By Scott Buckner
Since forever, science and industry have been on a mission to develop some sort of life form capable of doing nothing but growing or shitting money. By the looks of Food, Inc., the Robert Kenner documentary released in 2009 and shown last Sunday night on PBS’s POV, the American food industry has made astounding headway toward accomplishing that goal.
I’ve never been particularly concerned over who makes my food, how it’s slaughtered and processed, or how it ends up at my grocery store. I’ve never exactly been picky about what goes into it, either; I love a good hot dog, a nice bologna sandwich, and I’ve rarely met a hamburger I didn’t like. I like it that way. But Food, Inc. made me reconsider what constitutes good food made good and fast and cheap.

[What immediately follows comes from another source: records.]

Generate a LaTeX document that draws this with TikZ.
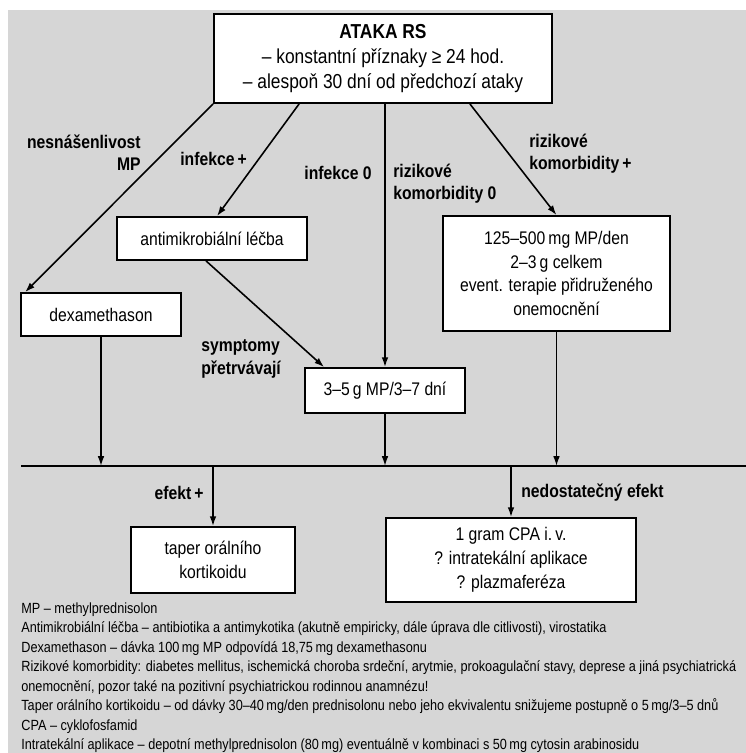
\documentclass[tikz,border=0pt]{standalone}
\usepackage{fontspec}
\setmainfont{Liberation Sans}[FakeStretch=0.86]
\usetikzlibrary{arrows.meta,positioning}

\definecolor{paper}{RGB}{214,214,214}

% one unit = one pixel of the scan
\def\px{0.02cm}

\begin{document}
\begin{tikzpicture}[x=\px, y=-\px,
    box/.style={draw, fill=white, line width=1pt, align=center, inner sep=0pt,
                font=\fontsize{10.4}{13.6}\selectfont},
    cond/.style={font=\fontsize{10.4}{12.6}\selectfont\bfseries, inner sep=0pt},
    wire/.style={line width=0.9pt},
    note/.style={font=\fontsize{8.4}{11.1}\selectfont, align=left, inner sep=0pt},
    >={Latex[length=5.6pt,width=3.8pt]}
]

\useasboundingbox (0,0) rectangle (746,753);
\fill[paper] (8,10) rectangle (746,753);
\clip (0,0) rectangle (746,753);

% --- BOXES ---
\node[box, minimum width=338*\px, minimum height=89*\px,
      font=\fontsize{11.5}{14.2}\selectfont] (ataka) at (383,58.5)
  {\textbf{ATAKA RS}\\– konstantní příznaky ≥ 24 hod.\\– alespoň 30 dní od předchozí ataky};

\node[box, minimum width=160*\px, minimum height=43*\px] (dexa) at (101,314.5)
  {dexamethason};

\node[box, minimum width=190*\px, minimum height=43*\px] (antimikro) at (212,238.5)
  {antimikrobiální léčba};

\node[box, minimum width=160*\px, minimum height=45*\px] (mp35) at (385,390.5)
  {3–5\,g MP/3–7 dní};

\node[box, minimum width=227*\px, minimum height=115*\px] (riz) at (556.5,273.5)
  {125–500\,mg MP/den\\2–3\,g celkem\\event. terapie přidruženého\\onemocnění};

\node[box, minimum width=164*\px, minimum height=66*\px] (taper) at (213,560)
  {taper orálního\\kortikoidu};

\node[box, minimum width=250*\px, minimum height=84*\px] (cpa) at (511,560)
  {1 gram CPA i.\,v.\\? intratekální aplikace\\? plazmaferéza};

% --- CONDITIONS ---
\node[cond, align=right, anchor=east] (lnes) at (141,153) {nesnášenlivost\\MP};
\node[cond, anchor=west] (linfp) at (180,159) {infekce\,+};
\node[cond, anchor=east] (linf0) at (372,173) {infekce 0};
\node[cond, align=left, anchor=west] (lriz0) at (393,184) {rizikové\\komorbidity 0};
\node[cond, align=left, anchor=west] (lrizp) at (529,154) {rizikové\\komorbidity\,+};
\node[cond, align=left, anchor=west] (lsym) at (201,359) {symptomy\\přetrvávají};
\node[cond, anchor=east] (lefp) at (204,493) {efekt\,+};
\node[cond, anchor=west] (lned) at (521,493) {nedostatečný efekt};

% --- ATAKA -> BRANCHES ---
\draw[wire,->] (ataka.south west) -- ([xshift=5*\px]dexa.north west);
\draw[wire,->] ([xshift=86*\px]ataka.south west) -- ([xshift=5*\px]antimikro.north);
\draw[wire,->] (ataka.south -| mp35.north) -- (mp35.north);
\draw[wire,->] ([xshift=-83*\px]ataka.south east) -- (riz.north);
\draw[wire,->] ([xshift=-6*\px]antimikro.south) -- ([xshift=20*\px]mp35.north west);

% --- COLLECTING LINE ---
\coordinate (hl) at (21,466);
\coordinate (hr) at (746,466);
\draw[line width=1.1pt] (hl) -- (hr);

\draw[wire,->] (dexa.south) -- (dexa.south |- hl);
\draw[wire,->] (mp35.south) -- (mp35.south |- hl);
\draw[wire,->] (riz.south) -- (riz.south |- hl);

\draw[wire,->] (taper.north |- hl) -- (taper.north);
\draw[wire,->] (cpa.north |- hl) -- (cpa.north);

% --- NOTES ---
\node[note, anchor=north west] (notes) at (21,602)
  {MP – methylprednisolon\\
   Antimikrobiální léčba – antibiotika a antimykotika (akutně empiricky, dále úprava dle citlivosti), virostatika\\
   Dexamethason – dávka 100\,mg MP odpovídá 18,75\,mg dexamethasonu\\
   Rizikové komorbidity: diabetes mellitus, ischemická choroba srdeční, arytmie, prokoagulační stavy, deprese a jiná psychiatrická\\
   onemocnění, pozor také na pozitivní psychiatrickou rodinnou anamnézu!\\
   Taper orálního kortikoidu – od dávky 30–40\,mg/den prednisolonu nebo jeho ekvivalentu snižujeme postupně o 5\,mg/3–5 dnů\\
   CPA – cyklofosfamid\\
   Intratekální aplikace – depotní methylprednisolon (80\,mg) eventuálně v kombinaci s 50\,mg cytosin arabinosidu};

\end{tikzpicture}
\end{document}
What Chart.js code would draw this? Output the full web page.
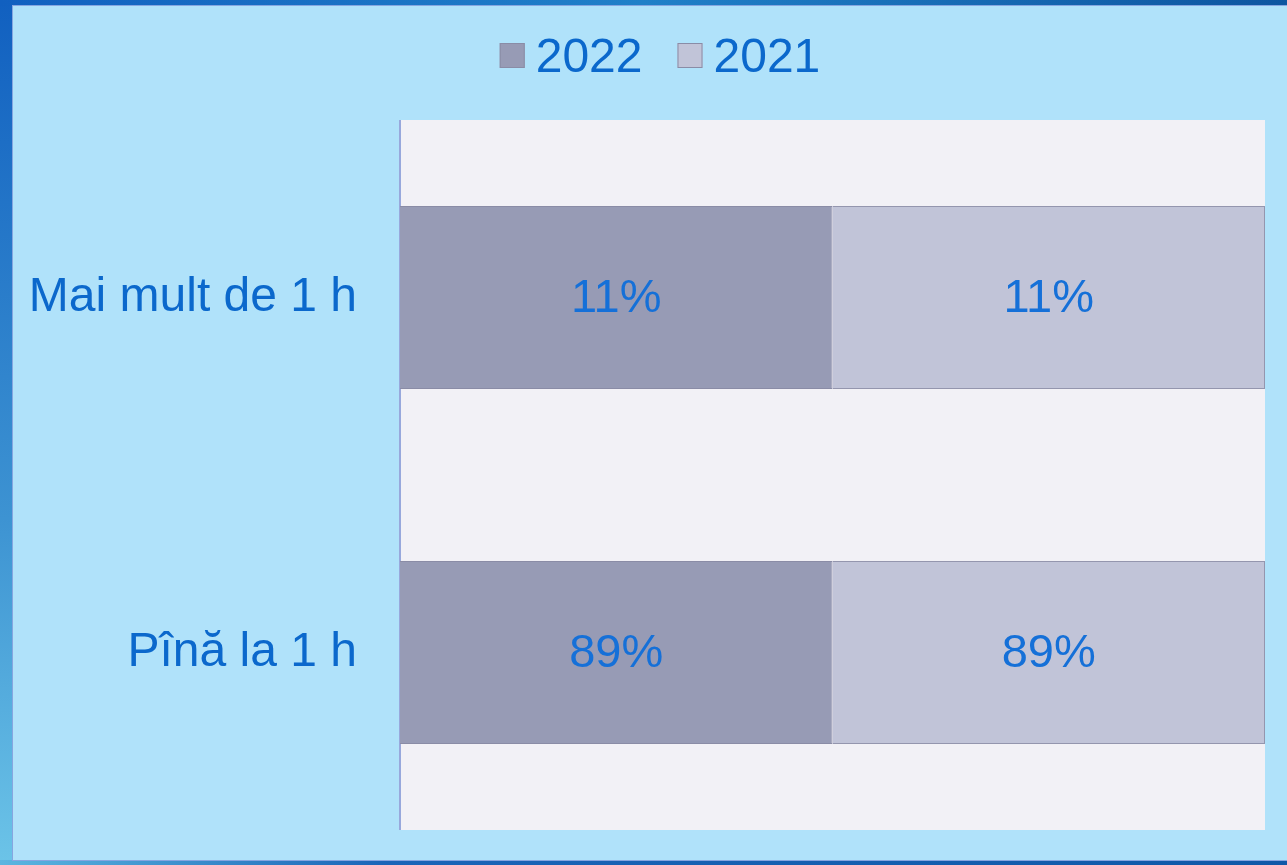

Yet therein lies the dilemma I’ve been dealing with for years since I’m not affluent and do my own food shopping. I know anything off a Wendy’s dollar menu is cheaper and tastier than a whole head of lettuce, and takes no prep time; I also know that’s why so many of us have become lard-assed Type II diabetics. Yet the same foods that are better for us (no pesticides, no growth hormones, no genetic engineering, no feedlot raising, etc.) cost three to four times more than the regular stuff. To me, $10 for a gallon of milk and $6 for a pound of ground beef isn’t exactly a consumer-friendly way to cultivate mass appeal.